Retirement on hold for DC fire lieutenant facing neglect of duty charge in choking toddler case

- Two weeks after D.C.’s fire chief admitted that it was a mistake to allow a lieutenant to retire with full benefits while he was being accused of wrongdoing – that retirement is now on hold.

Lt. Guy Valentine, who was facing neglect of duty charges in the response to a toddler choking on grapes, is still on the job and his retirement is now listed as conditional.

D.C. Fire and EMS Chief Gregory Dean said two weeks ago that the fire department never enacted the regulations passed by the city council that would have kept a firefighter under investigation and facing discipline from retiring with full benefits.

It is a mistake, the department said at the time, that would allow Lt. Valentine from taking his pension and retiring.

But late this week, Chief Dean announced he was placing Valentine’s retirement on hold after enacting emergency rules that will take effect on February 5 – in time to keep the lieutenant from leaving the job for good.

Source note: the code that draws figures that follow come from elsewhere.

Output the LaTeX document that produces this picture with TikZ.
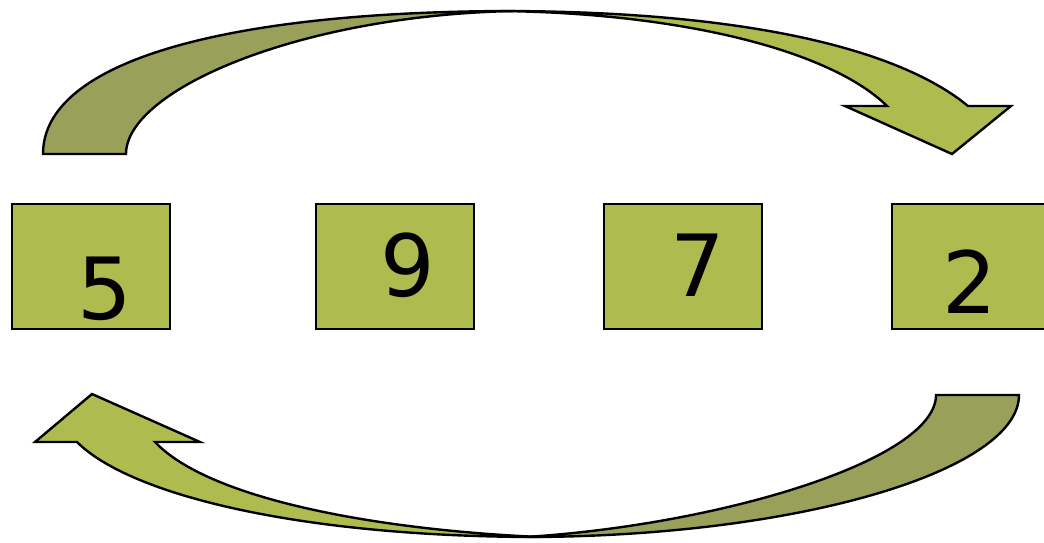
\documentclass[tikz,border=0pt]{standalone}
\usepackage{fontspec}
\setmainfont{DejaVu Sans}
\usetikzlibrary{positioning,calc}
\definecolor{ink}{HTML}{000000}
\definecolor{leaf}{HTML}{AEBB4E}
\definecolor{olive}{HTML}{98A05A}
\tikzset{
  numbox/.style={draw=ink, line width=2pt, fill=leaf, minimum width=158*0.025cm,
                 minimum height=125*0.025cm, inner sep=0pt},
  digit/.style={font=\fontsize{61}{61}\selectfont, text=ink, inner sep=0pt},
  % ---- curved arrows ----
  backband/.style={draw=ink, line width=1.7pt, fill=olive, line join=miter},
  frontband/.style={draw=ink, line width=1.7pt, fill=leaf, line join=miter},
}

\begin{document}
\begin{tikzpicture}[x=0.025cm, y=-0.025cm]
\useasboundingbox (0,0) rectangle (1044,542);
\clip (0,0) rectangle (1044,542);
  % boxes
  \node[numbox] (b5) at (91,266.5)  {};
  \node[numbox] (b9) at (395,266.5) {};
  \node[numbox] (b7) at (683,266.5) {};
  \node[numbox] (b2) at (971,266.5) {};
  \node[digit] (d5) at ([shift={(14,22)}]b5.center)  {5};
  \node[digit] (d9) at ([shift={(13,-1)}]b9.center)  {9};
  \node[digit] (d7) at ([shift={(15,-1)}]b7.center)  {7};
  \node[digit] (d2) at ([shift={(-1,15)}]b2.center)  {2};
  % upper arrow (5 -> 2)
  \draw[backband] (43,154) .. controls (43,60) and (230,11) .. (515,11)
        .. controls (300,15) and (126,90) .. (126,154) -- cycle;
  \draw[frontband] (500,11) .. controls (750,11) and (900,50) .. (968,106)
        -- (1011,106) -- (952,154) -- (845,106) -- (887,106)
        .. controls (830,50) and (680,13) .. (500,11) -- cycle;
  % lower arrow (2 -> 5)
  \draw[backband] (1019,395) .. controls (1019,470) and (800,537) .. (525,537)
        .. controls (720,525) and (936,460) .. (936,395) -- cycle;
  \draw[frontband] (540,537) .. controls (300,537) and (130,495) .. (77,442)
        -- (35,442) -- (92,394) -- (200,442) -- (155,442)
        .. controls (210,500) and (380,530) .. (540,537) -- cycle;
\end{tikzpicture}
\end{document}
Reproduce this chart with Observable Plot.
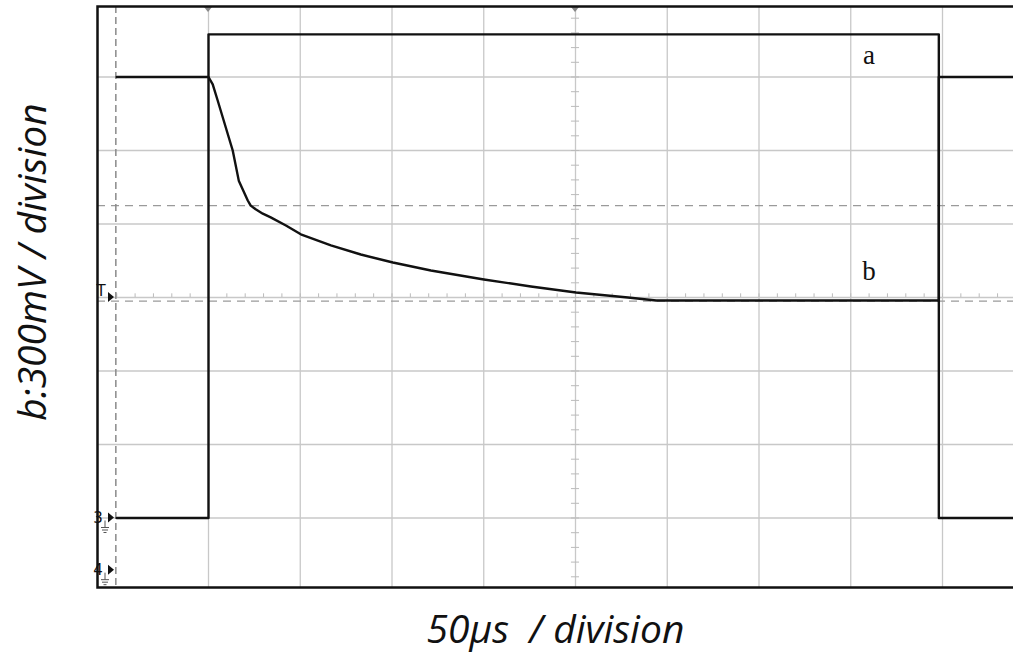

Firefighters who want to retire from the department have to wait 60 days before it becomes official. Since the fire department never adopted the rules of the law passed by the D.C. Council, Lt. Valentine was going to be able to retire before going before a disciplinary trial board.

When we interviewed Chief Dean two weeks ago, he told us he was going to make it right for the family of the late toddler, and on Tuesday, the department adopted what is called emergency rules that effectively places Lt. Valentine's retirement on hold until he faces a charge of neglect of duty.

It is a move welcomed by Jose Cuesta, the toddler’s father.

"I think it is completely unfair and ludicrous that after his neglect of duty that contributed to the death of my son, he could hide in some legal loophole to avoid facing his responsibilities, and I would urge the fire department to try Mr. Valentine, to punish him properly and proportional to the pain he has caused to the family,” said Cuesta.

Last March 13th, Lt. Valentine was in a firehouse in Tenleytown when the call went out for a child choking on grapes. The call was just three blocks from the firehouse, and according to investigators, Valentine heard the call go out but didn't respond because he wasn't dispatched and told investigators he was unaware the toddler’s home was just down the street from the firehouse.

And that is not all. The lieutenant’s engine was not sent on the emergency because a tablet had become disconnected and dispatchers at the 911 center didn't know the engine was in the firehouse.

Help was instead sent from more than a mile away.

"Nothing is going to return my son to me and my family, but I think he needs to pay for what he did and the negligence that he committed,” said Cuesta.

The city council passed the law after another lieutenant was able to retire with full benefits despite facing discipline in the case of a Cecil Mills, a D.C. man who collapsed across the street from a firehouse and no one came out to help.

Lt. Valentine has never spoken publicly or defended his actions that day. We reached out to him again on Friday and have heard nothing back.